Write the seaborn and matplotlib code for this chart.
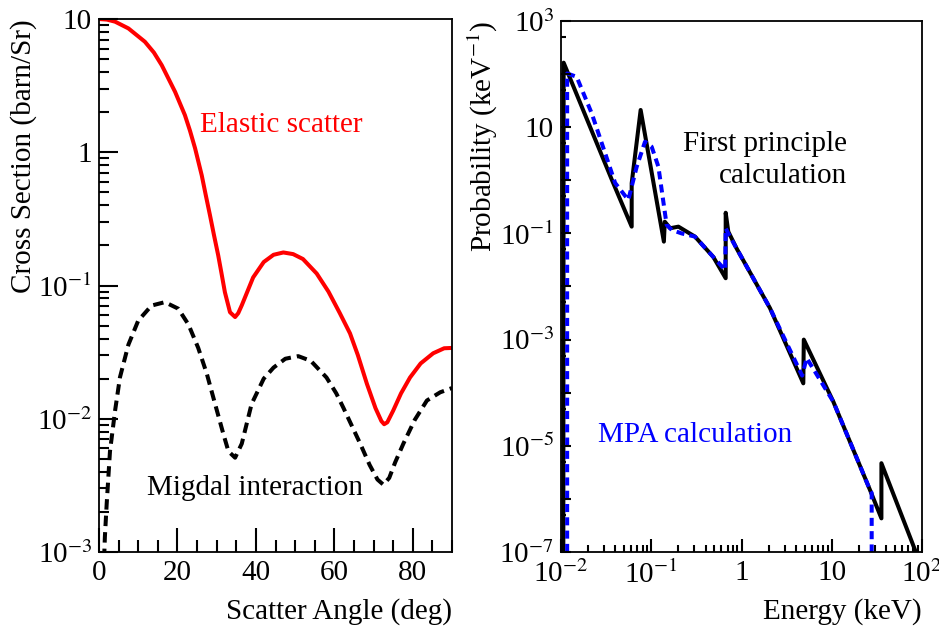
import numpy as np
import pandas as pd
import matplotlib
matplotlib.use("Agg")
import matplotlib.pyplot as plt
import seaborn as sns
from matplotlib.ticker import FixedLocator, FuncFormatter, NullFormatter, MultipleLocator

# ---------------- data: left panel ----------------
angle_elastic = [0, 2, 4.1, 7.5, 11.7, 14, 16, 19.4, 21.9, 23.2, 24.5, 26.2, 27.2, 28.3, 29.3,
                 30.4, 31.2, 32.1, 33.4, 34.7, 35.5, 36.4, 39.3, 42, 44.5, 47, 49.5, 52, 55.5,
                 58.5, 61.4, 64, 66, 68.3, 70.5, 72, 72.7, 73.5, 75, 77, 79.3, 82, 85.2, 88, 90]
xs_elastic = [10, 9.9, 9.55, 8.5, 6.75, 5.6, 4.5, 2.84, 1.9, 1.45, 1.07, 0.67, 0.48, 0.336, 0.24,
              0.168, 0.125, 0.089, 0.063, 0.058, 0.062, 0.071, 0.115, 0.150, 0.170, 0.177, 0.172,
              0.158, 0.123, 0.090, 0.062, 0.0437, 0.030, 0.0183, 0.0120, 0.0096, 0.0091, 0.0094,
              0.0115, 0.0155, 0.0204, 0.026, 0.031, 0.0338, 0.034]

angle_migdal = [1.0, 1.5, 1.96, 2.8, 4.1, 5.35, 7.5, 10.0, 13.4, 16.8, 20.2, 22.8, 25.3, 27.5,
                29.6, 31.7, 33.0, 34.7, 36.4, 38.9, 42, 44.5, 47.5, 50.8, 54, 58,
                60.5, 62.3, 64.5, 66.6, 69, 71, 72.5, 74, 75.5, 77.6, 80.5, 83.6, 87, 90]
xs_migdal = [0.0005, 0.0013, 0.0023, 0.0057, 0.0115, 0.0205, 0.036, 0.0545, 0.0707, 0.075,
             0.067, 0.051, 0.034, 0.0217, 0.0129, 0.0077, 0.0057, 0.0051, 0.0065, 0.0129,
             0.020, 0.0242, 0.0282, 0.0295, 0.0272, 0.0204,
             0.0155, 0.0121, 0.0088, 0.0065, 0.0045, 0.0035, 0.0032, 0.0036, 0.0047, 0.0065,
             0.0098, 0.0137, 0.0158, 0.017]

# ---------------- data: right panel ----------------
energy_fp = [0.0106, 0.0107, 0.0367, 0.0607, 0.0607, 0.0763, 0.138, 0.1413, 0.162, 0.200,
             0.305, 0.487, 0.668, 0.668, 0.714, 0.883, 2.07, 4.84, 4.90, 10.4, 26.5, 35.5,
             35.5, 83.6, 95.0]
prob_fp = [1e-8, 164, 1.01, 0.134, 0.88, 21.1, 0.070, 0.166, 0.125, 0.134,
           0.087, 0.036, 0.0143, 0.245, 0.108, 0.052, 0.0039, 1.5e-4, 1.0e-3, 6.8e-5,
           1.48e-6, 4.3e-7, 4.7e-6, 1.1e-7, 4e-8]

energy_mpa = [0.0117, 0.0117, 0.0149, 0.0219, 0.0398, 0.0557, 0.069, 0.0853, 0.101, 0.120,
              0.148, 0.169, 0.217, 0.305, 0.487, 0.660, 0.668, 0.714, 0.883, 2.07, 4.70,
              5.27, 10.4, 26.5, 27.7, 27.7]
prob_mpa = [1e-8, 103, 89, 18.2, 0.89, 0.427, 1.8, 5.33, 4.3, 1.8,
            0.145, 0.116, 0.100, 0.087, 0.036, 0.0204, 0.125, 0.100, 0.052, 0.0039, 2.1e-4,
            4.5e-4, 6.8e-5, 1.48e-6, 1.29e-6, 1e-8]

# ---------------- style ----------------
sns.set_theme(style="white")
plt.rcParams["font.family"] = ["Liberation Serif", "DejaVu Serif"]
plt.rcParams["mathtext.fontset"] = "stix"
plt.rcParams.update({
    "xtick.bottom": True, "ytick.left": True,
    "xtick.direction": "in", "ytick.direction": "in",
    "xtick.major.pad": 6, "ytick.major.pad": 5,
    "xtick.labelsize": 21, "ytick.labelsize": 21,
})

FS = 21
DPI = 100
fig = plt.figure(figsize=(9.39, 6.29), dpi=DPI)
ax1 = fig.add_axes([99 / 939, 1 - 552 / 629, 353 / 939, 533 / 629])
ax2 = fig.add_axes([561 / 939, 1 - 552 / 629, 361 / 939, 531 / 629])

# left panel
sns.lineplot(x=angle_elastic, y=xs_elastic, ax=ax1, color="red", lw=2.9,
             sort=False, estimator=None)
sns.lineplot(x=angle_migdal, y=xs_migdal, ax=ax1, color="black", lw=2.9,
             sort=False, estimator=None, linestyle=(0, (2.6, 1.5)))
ax1.set_yscale("log")
ax1.set_xlim(0, 90)
ax1.set_ylim(1e-3, 10)

# right panel
sns.lineplot(x=energy_fp, y=prob_fp, ax=ax2, color="black", lw=2.9,
             sort=False, estimator=None)
sns.lineplot(x=energy_mpa, y=prob_mpa, ax=ax2, color="blue", lw=2.9,
             sort=False, estimator=None, linestyle=(0, (2.0, 1.3)))
ax2.set_xscale("log")
ax2.set_yscale("log")
ax2.set_xlim(1e-2, 1e2)
ax2.set_ylim(1e-7, 1e3)


def dec_fmt(v, pos):
    e = int(round(np.log10(v)))
    if e == 0:
        return "1"
    if e == 1:
        return "10"
    return "10$^{%d}$" % e


def odd_fmt(v, pos):
    e = int(round(np.log10(v)))
    if e % 2 == 0:
        return ""
    return dec_fmt(v, pos)


# ticks left
ax1.xaxis.set_major_locator(MultipleLocator(20))
ax1.xaxis.set_minor_locator(MultipleLocator(5))
ax1.yaxis.set_major_locator(FixedLocator([1e-3, 1e-2, 1e-1, 1, 10]))
ax1.yaxis.set_major_formatter(FuncFormatter(dec_fmt))
ax1.yaxis.set_minor_locator(FixedLocator([m * 10.0 ** e for e in range(-3, 1) for m in range(2, 10)]))
ax1.yaxis.set_minor_formatter(NullFormatter())

# ticks right
ax2.xaxis.set_major_locator(FixedLocator([1e-2, 1e-1, 1, 10, 100]))
ax2.xaxis.set_major_formatter(FuncFormatter(dec_fmt))
ax2.xaxis.set_minor_locator(FixedLocator([m * 10.0 ** e for e in range(-2, 2) for m in range(2, 10)]))
ax2.xaxis.set_minor_formatter(NullFormatter())
ax2.yaxis.set_major_locator(FixedLocator([10.0 ** e for e in range(-7, 4)]))
ax2.yaxis.set_major_formatter(FuncFormatter(odd_fmt))
ax2.yaxis.set_minor_locator(FixedLocator([5 * 10.0 ** e for e in range(-7, 3)]))
ax2.yaxis.set_minor_formatter(NullFormatter())

# tick lengths in points: (x major, x minor, y major, y minor)
tick_len = {ax1: (17, 8.5, 14, 7), ax2: (9.5, 5, 7.5, 3.8)}


def inward_ticks(ax, lengths):
    """Draw ROOT-style inward tick marks at the axis locator positions."""
    fig_w, fig_h = fig.get_size_inches() * DPI
    pos = ax.get_position()
    w_px, h_px = pos.width * fig_w, pos.height * fig_h
    xlo, xhi = sorted(ax.get_xlim())
    ylo, yhi = sorted(ax.get_ylim())
    xmaj = [v for v in ax.xaxis.get_major_locator().tick_values(xlo, xhi) if xlo <= v <= xhi]
    xmin = [v for v in ax.xaxis.get_minor_locator().tick_values(xlo, xhi) if xlo <= v <= xhi]
    ymaj = [v for v in ax.yaxis.get_major_locator().tick_values(ylo, yhi) if ylo <= v <= yhi]
    ymin = [v for v in ax.yaxis.get_minor_locator().tick_values(ylo, yhi) if ylo <= v <= yhi]
    xmin = [v for v in xmin if not np.any(np.isclose(v, xmaj))]
    ymin = [v for v in ymin if not np.any(np.isclose(v, ymaj))]
    lx_maj, lx_min, ly_maj, ly_min = [L * DPI / 72 for L in lengths]
    kw = dict(color="black", lw=1.5, zorder=4, clip_on=False, capstyle="butt")
    ax.vlines(xmaj, 0, lx_maj / h_px, transform=ax.get_xaxis_transform(), **kw)
    ax.vlines(xmin, 0, lx_min / h_px, transform=ax.get_xaxis_transform(), **kw)
    ax.hlines(ymaj, 0, ly_maj / w_px, transform=ax.get_yaxis_transform(), **kw)
    ax.hlines(ymin, 0, ly_min / w_px, transform=ax.get_yaxis_transform(), **kw)


for ax in (ax1, ax2):
    ax.xaxis.set_tick_params(which="both", length=0, labelsize=FS, labelcolor="black")
    ax.yaxis.set_tick_params(which="both", length=0, labelsize=FS, labelcolor="black")
    inward_ticks(ax, tick_len[ax])
    for s in ax.spines.values():
        s.set_color("black")
        s.set_linewidth(1.3)
        s.set_zorder(5)

# axis titles (ROOT style: at the end of the axis)
ax1.set_xlabel("Scatter Angle (deg)", fontsize=FS, loc="right", color="black")
ax1.set_ylabel("Cross Section (barn/Sr)", fontsize=FS, loc="top", color="black")
ax1.xaxis.set_label_coords(1.0, -0.086)
ax1.yaxis.set_label_coords(-0.176, 1.0)

ax2.set_xlabel("Energy (keV)", fontsize=FS, loc="right", color="black")
ax2.set_ylabel("Probability (keV$^{-1}$)", fontsize=FS, loc="top", color="black")
ax2.xaxis.set_label_coords(1.0, -0.086)
ax2.yaxis.set_label_coords(-0.169, 1.0)

# annotations
ax1.text(25.75, 1.6, "Elastic scatter", color="red", fontsize=FS, ha="left", va="center")
ax1.text(12.2, 0.003, "Migdal interaction", color="black", fontsize=FS, ha="left", va="center")
ax2.text(14.8, 2.45, "First principle\ncalculation", color="black", fontsize=FS,
         ha="right", va="center", multialignment="right", linespacing=1.3)
ax2.text(0.0257, 1.58e-5, "MPA calculation", color="blue", fontsize=FS, ha="left", va="center")

fig.savefig("out.png", dpi=DPI)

☆ ☆ ☆ ☆ ☆ ☆ ☆

• _Task brief_
Collect each line above holding the string "seaborn".

• _Full response_
Write the seaborn and matplotlib code for this chart.
import seaborn as sns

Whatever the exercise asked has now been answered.